Rating: 5 out of 5
I’m now finished with the Witcher’s story. Well, not quite—there still are some novellas out there, but I’ve gonethrough the main part of the story. I was surprised by how well the author managed to draw everything to a close here: I really didn’t expect it, as most of the time when too many plotlines are left open, the ending is brought about too quickly with some overhurried conclusions. This was absolutely not the case here.
What else can I say but I really enjoyed this?.. The heroes are all here: Ciri and Geralt, Yennefer, Regis, Angouleme, Milva, and Cahir. They challenge the real evil, who has so far taken the place of many others causing them great harm, and making our finest think their real friends are their enemies. The resolutions, while not perfect, work within the story and the world, until everything that had to be achieved is achieved. The philosophising, in which the group spent their time for such a long while, is also brought to a close when the characters need to act—or not act—on their beliefs.
I’ll admit I was confused by how the book’s final pages played out. It wasn’t overly clear, but I think that’s the author’s attempt to give the reader an option to decide—within certain limits—about ‘destiny’ and ‘fate’ (within the Witcher’s world). I went through it a few times, and while the words didn’t resolve every potential option, the peace that those characters had found was sufficient.

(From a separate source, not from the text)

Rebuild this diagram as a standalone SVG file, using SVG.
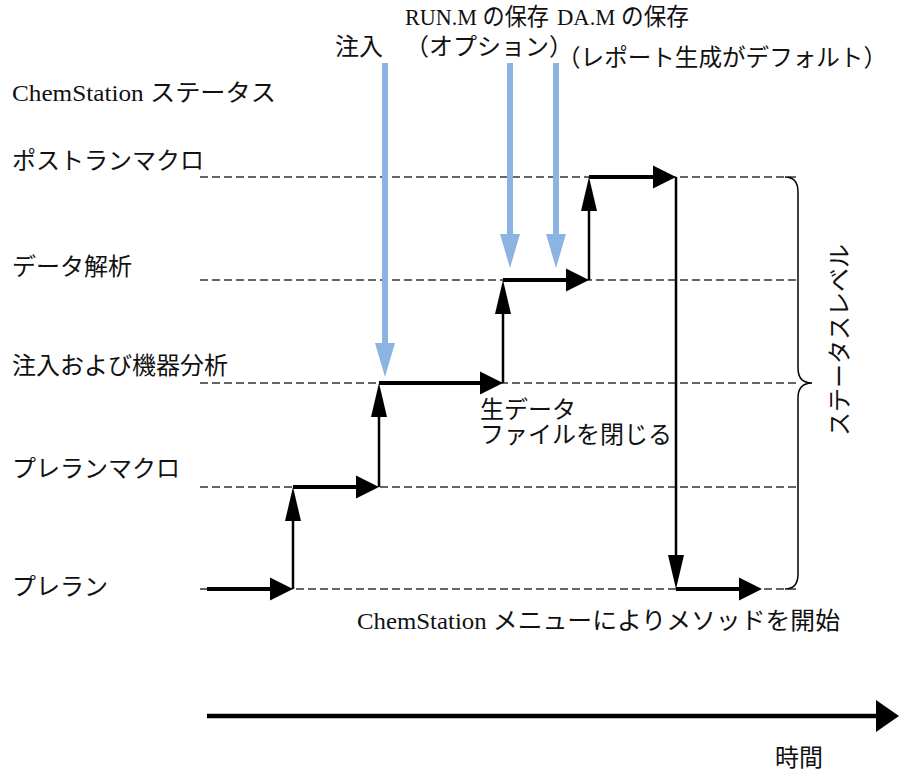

I’ve become more supportive of the author’s time jumps. Especially in this book, some of these jumps work in a very complex way, but I’ve taken this to be a part of Mr Sapkowski’s style. His other patterns, including leaving the description of events to rapidly change between various characters (and times), gives the same event a lot of clarity without necessarily too much foreboding of how things play out. Especially regarding the major battle in this book, this worked very well.
While not everything here was to my liking, my feelings about this book were overwhelmingly positive.